For highly targeted brand lifts with a narrow audience, consider a thirty‑day schedule. In these cases, creative novelty matters less than message consistency, so longer intervals are acceptable.

Practical Steps for a Smooth Refresh Process

Implement a repeatable workflow that integrates detection, approval and launch. The following short list outlines the essential actions.

  • Run the fatigue detection script each morning and log any alerts.
  • Review the flagged creatives with the copy and design team to assess whether minor tweaks can revive performance.
  • If tweaks are insufficient, schedule a new creative build using the established briefing template.
  • Upload the new assets, set the start date to align with the next optimal refresh window, and pause the fatigued version.
  • Monitor the first three days of the new creative to confirm that key metrics rebound.

Decision Criteria for Minor Tweaks vs Full Replacement

Not every dip requires a brand new asset. Use the severity of the metric shift and the remaining creative budget to decide. If click‑through rate falls by less than ten percent and cost per acquisition rises modestly, a simple copy tweak—changing the headline or call‑to‑action—may suffice. When the decline exceeds twenty percent across multiple signals, allocate resources for a full redesign.

Example scenario

A fashion retailer notices a fifteen percent drop in click‑through rate on a carousel ad after twelve days. Frequency sits at 2.8. The team tests a new headline while keeping the visual assets. The next day the click‑through rate rebounds to within five percent of the original baseline, confirming that a minor adjustment was enough.

Integrating Refresh Cadence with Overall Paid Social Strategy

The refresh schedule should not exist in isolation. Align it with budgeting cycles, seasonal promotions and product launches. For instance, if a new collection drops on the first of the month, plan the creative refresh to land a week before, giving the algorithm time to optimise before the traffic surge.

Cross‑channel coordination

Ensure that email, search and display channels mirror the creative refresh timing. Consistency across touchpoints reinforces brand recall and reduces the risk of presenting outdated visuals on one channel while the others have already moved on.
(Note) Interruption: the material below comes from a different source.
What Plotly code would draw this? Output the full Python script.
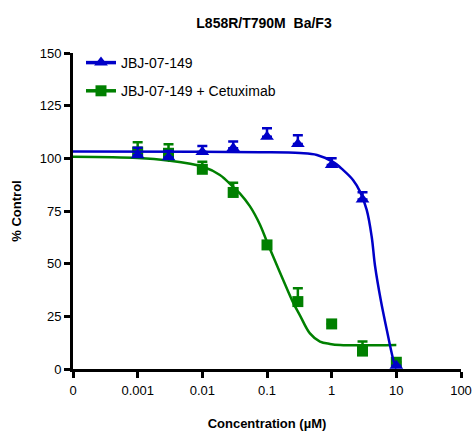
import plotly.graph_objects as go

# Measured points (concentration in µM)
conc = [0.001, 0.003, 0.01, 0.03, 0.1, 0.3, 1, 3, 10]
jbj_mean = [101.5, 100.5, 103.0, 104.8, 110.3, 106.8, 96.8, 80.5, 1.5]
jbj_err = [3.5, 3.0, 2.8, 3.2, 4.0, 4.1, 3.2, 3.4, 0.0]
cet_mean = [103.0, 102.4, 94.8, 83.8, 58.9, 32.0, 21.4, 8.5, 3.2]
cet_err = [4.6, 4.3, 3.6, 4.6, 1.0, 6.3, 0.0, 4.5, 0.0]

# Fitted curves
jbj_fit_x = [0.0001, 0.00914, 0.0776, 0.323, 0.592, 1.047, 1.496, 2.138, 2.743,
             3.483, 4.16, 4.68, 5.80, 7.18, 8.27, 9.22, 10]
jbj_fit_y = [103.2, 103.1, 102.9, 102.5, 101.6, 98.3, 94.5, 89.7, 84.2,
             75.5, 62.8, 49.0, 32.0, 18.0, 9.0, 3.0, 0.3]
cet_fit_x = [0.0001, 0.001, 0.0029, 0.0102, 0.0187, 0.0297, 0.038, 0.0543, 0.0776,
             0.0986, 0.125, 0.178, 0.255, 0.323, 0.461, 0.659, 0.942, 1.35, 10]
cet_fit_y = [100.8, 100.2, 99.0, 96.0, 92.1, 86.5, 83.4, 77.3, 68.6,
             60.8, 53.3, 42.3, 31.4, 25.5, 16.9, 13.0, 11.9, 11.4, 11.4]

tick_vals = [0.0001, 0.001, 0.01, 0.1, 1, 10, 100]
tick_text = ["0", "0.001", "0.01", "0.1", "1", "10", "100"]

names = ["JBJ-07-149", "JBJ-07-149 + Cetuximab"]
BLUE = "#0000C8"
GREEN = "#008000"
FONT = "Liberation Sans, Arial, sans-serif"

fig = go.Figure()

# green series (drawn first, underneath)
fig.add_trace(go.Scatter(x=cet_fit_x, y=cet_fit_y, mode="lines",
                         line=dict(color=GREEN, width=2.5, shape="spline"),
                         showlegend=False, hoverinfo="skip", cliponaxis=False))
fig.add_trace(go.Scatter(x=conc, y=cet_mean, mode="markers",
                         marker=dict(symbol="square", size=11, color=GREEN),
                         error_y=dict(type="data", symmetric=False, array=cet_err,
                                      arrayminus=[0] * len(cet_err), color=GREEN,
                                      thickness=2.5, width=5),
                         showlegend=False, cliponaxis=False))
# blue series
fig.add_trace(go.Scatter(x=jbj_fit_x, y=jbj_fit_y, mode="lines",
                         line=dict(color=BLUE, width=2.5, shape="spline"),
                         showlegend=False, hoverinfo="skip", cliponaxis=False))
fig.add_trace(go.Scatter(x=conc, y=jbj_mean, mode="markers",
                         marker=dict(symbol="triangle-up", size=12, color=BLUE),
                         error_y=dict(type="data", symmetric=False, array=jbj_err,
                                      arrayminus=[0] * len(jbj_err), color=BLUE,
                                      thickness=2.5, width=5),
                         showlegend=False, cliponaxis=False))

# legend entries (line + marker)
fig.add_trace(go.Scatter(x=[None], y=[None], mode="lines+markers", name=names[0],
                         line=dict(color=BLUE, width=3.5),
                         marker=dict(symbol="triangle-up", size=12, color=BLUE),
                         legendgroup="a", legendrank=1))
fig.add_trace(go.Scatter(x=[None], y=[None], mode="lines+markers", name=names[1],
                         line=dict(color=GREEN, width=3.5),
                         marker=dict(symbol="square", size=11, color=GREEN),
                         legendgroup="b", legendrank=2))

axis_common = dict(showline=True, linewidth=3, linecolor="black", ticks="outside",
                   ticklen=6, tickwidth=3, tickcolor="black", showgrid=False,
                   zeroline=False, automargin=False,
                   tickfont=dict(family=FONT, size=13, color="black"))

fig.update_layout(
    width=475, height=431,
    margin=dict(l=73, r=14, t=53, b=62),
    plot_bgcolor="white", paper_bgcolor="white",
    title=dict(text="L858R/T790M\u00a0\u00a0Ba/F3", x=264 / 475, xanchor="center",
               y=1 - 23 / 431, yanchor="middle", yref="container",
               font=dict(family=FONT, size=14, color="black", weight="bold")),
    xaxis=dict(type="log", range=[-4, 2], tickvals=tick_vals, ticktext=tick_text,
               ticklabelstandoff=1,
               title=dict(text="Concentration (µM)", standoff=23,
                          font=dict(family=FONT, size=13, color="black", weight="bold")),
               **axis_common),
    yaxis=dict(range=[0, 150], tickvals=[0, 25, 50, 75, 100, 125, 150],
               ticklabelstandoff=0,
               title=dict(text="% Control", standoff=16,
                          font=dict(family=FONT, size=13, color="black", weight="bold")),
               **axis_common),
    legend=dict(x=0.0206, y=1.019, xanchor="left", yanchor="top",
                bgcolor="rgba(0,0,0,0)", traceorder="grouped", tracegroupgap=7,
                font=dict(family=FONT, size=14, color="black")),
    showlegend=True,
)

fig.write_html("out.html", config={"displayModeBar": False},
               post_script="document.body.style.margin='0';document.body.style.overflow='hidden';")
Measuring the Impact of a Structured Refresh Cadence

After implementing the cadence, set up a post‑implementation review. Compare the average cost per acquisition and click‑through rate across three periods: before the first refresh, after the first refresh, and after the second refresh. A stable or improving cost per acquisition indicates that the cadence is preventing wasteful spend.

Document the findings in a shared dashboard, using the same key performance indicators that triggered the original fatigue alerts. Over time, this data will help you fine‑tune the thresholds and timing for each campaign type.